The Water Front
Directed by Elizabeth Miller
2007, 53 minutes
The Water Front is being presented at the Margaret Mead Film & Video Festival at the American Museum of Natural History in New York City and at many film venues.
The Margaret Mead Film & Video Festival is the longest-running showcase for international documentaries in the United States, encompassing a broad spectrum of work, from indigenous community media to experimental nonfiction.
About the Film
What if you lived by the largest body of fresh water in the world but could no longer afford to use it?
Water is the liquid gold of the 21st century. While corporations urge local governments to privatize municipal water, communities around the world are organizing to ensure affordable access to this life sustaining resource. The Water Front is the story of one community’s determination to fight the seemingly inevitable path of water privatization.
Highland Park, Michigan—the birthplace of mass production is a post-industrial city on the verge of financial collapse. The state of Michigan has appointed an Emergency Financial Manager to fix the crisis. The manager sees the water plant, which Henry Ford built in 1917 to support his expanding empire, as a valuable resource. She has raised water rates and implemented severe measures to collect on water bills. As a result, Highland Park residents have received water bills as high as $10,000. They have had their water turned off, their homes foreclosed, and are struggling to keep water—a basic human right—from becoming privatized. The Water Front follows the personal story of Vallory Johnson, who transforms her anger into an emotional grassroots campaign, defending affordable water as a human right.

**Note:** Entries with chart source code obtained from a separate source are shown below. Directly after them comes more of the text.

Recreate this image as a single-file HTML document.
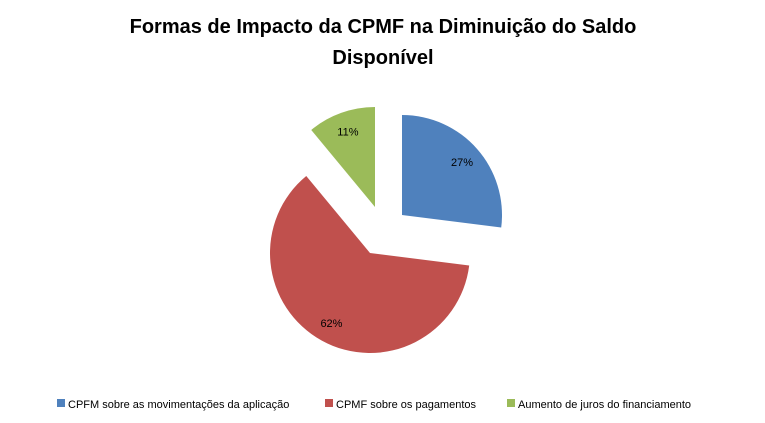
<!DOCTYPE html>
<html><head><meta charset="utf-8"><style>
body{margin:0;background:#fff;font-family:"Liberation Sans",sans-serif}
#c{width:765px;height:423px;position:relative;overflow:hidden}
</style></head><body>
<div id="c">
<svg width="765" height="423">
<text x="383" y="33" text-anchor="middle" font-size="20" font-weight="bold" fill="#000">Formas de Impacto da CPMF na Diminuição do Saldo</text>
<text x="383" y="64" text-anchor="middle" font-size="20" font-weight="bold" fill="#000">Disponível</text>
<g id="pie"></g>
<g id="legend"></g>
</svg>
</div>
<script>
const categories=["CPFM sobre as movimentações da aplicação","CPMF sobre os pagamentos","Aumento de juros do financiamento"];
const values=[27,62,11];
const labels=["27%","62%","11%"];
const colors=["#4f81bd","#c0504d","#9bbb59"];
const centers=[[402,215],[370,253],[375,207]];
const ns="http://www.w3.org/2000/svg";
const pie=document.getElementById('pie');
const total=values.reduce((a,b)=>a+b,0);
const r=100;
let a0=0;
function pt(c,ang,rad){return [c[0]+rad*Math.sin(ang),c[1]-rad*Math.cos(ang)];}
values.forEach((v,i)=>{
  const a1=a0+v/total*2*Math.PI;
  const c=centers[i];
  const p0=pt(c,a0,r),p1=pt(c,a1,r);
  const large=(a1-a0)>Math.PI?1:0;
  const path=document.createElementNS(ns,'path');
  path.setAttribute('d',`M${c[0]},${c[1]} L${p0[0]},${p0[1]} A${r},${r} 0 ${large} 1 ${p1[0]},${p1[1]} Z`);
  path.setAttribute('fill',colors[i]);
  
  
  pie.appendChild(path);
  const m=(a0+a1)/2;const lp=pt(c,m,80);
  const t=document.createElementNS(ns,'text');
  t.setAttribute('x',lp[0]);t.setAttribute('y',lp[1]+4);
  t.setAttribute('text-anchor','middle');t.setAttribute('font-size','11');
  t.textContent=labels[i];
  
  
  pie.appendChild(t);
  a0=a1;
});
const lg=document.getElementById('legend');
const lx=[57,325,507];
categories.forEach((n,i)=>{
  const g=document.createElementNS(ns,'g');
  
  
  const s=document.createElementNS(ns,'rect');
  s.setAttribute('x',lx[i]);s.setAttribute('y',399);s.setAttribute('width',8);s.setAttribute('height',8);
  s.setAttribute('fill',colors[i]);
  g.appendChild(s);
  const t=document.createElementNS(ns,'text');
  t.setAttribute('x',lx[i]+11);t.setAttribute('y',408);t.setAttribute('font-size','11');
  t.textContent=n;g.appendChild(t);
  lg.appendChild(g);
});
</script>
</body></html>
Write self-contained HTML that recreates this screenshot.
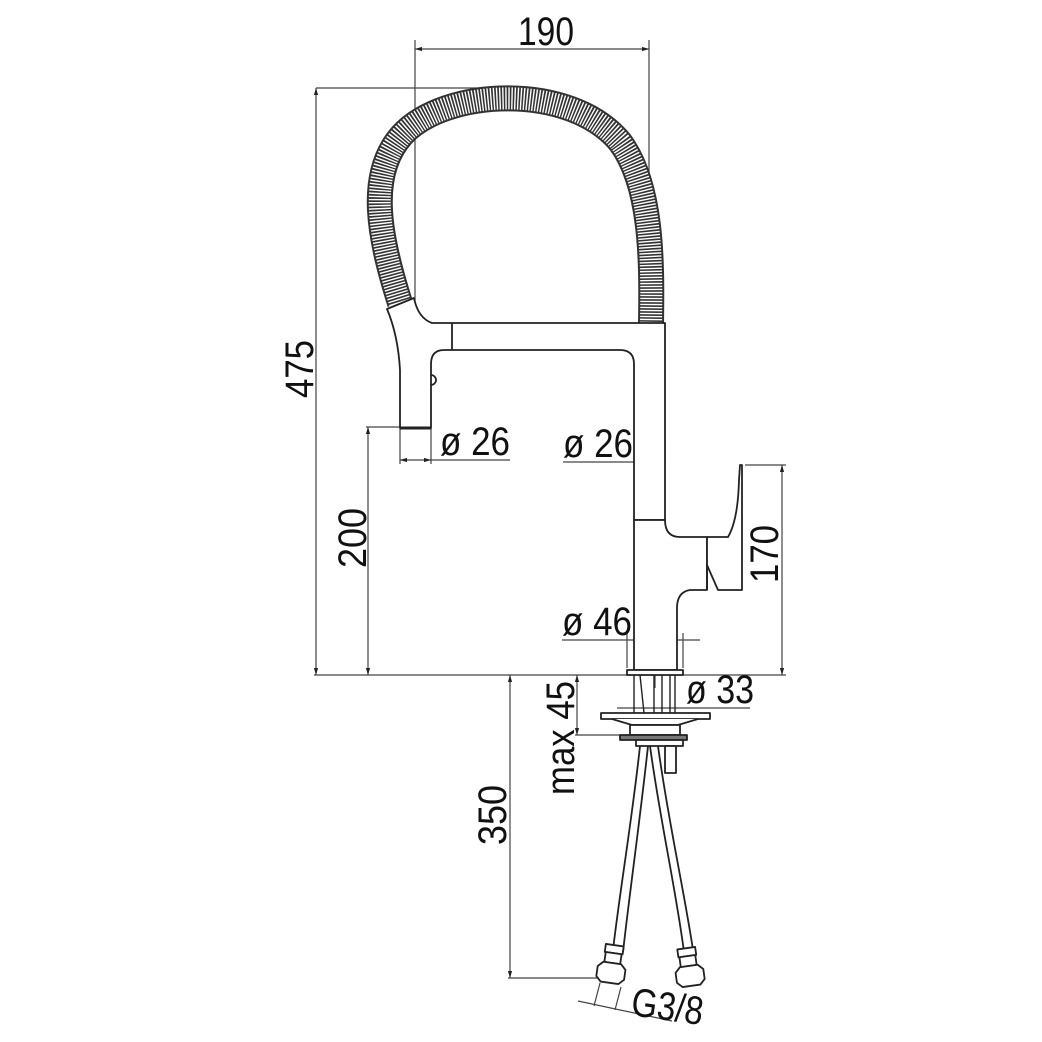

The Water Front is not just about water, but touches on the very essence of our democratic system. The film presents a community in crisis but it also presents the powerful enactment of local participation in finding solutions to the problems of our times.
This community portrait is also an unnerving indication of what’s in store for residents around the world as cities look to update water systems and face increasingly complex issues such as water shortage and the rapidly growing industry of bottled water.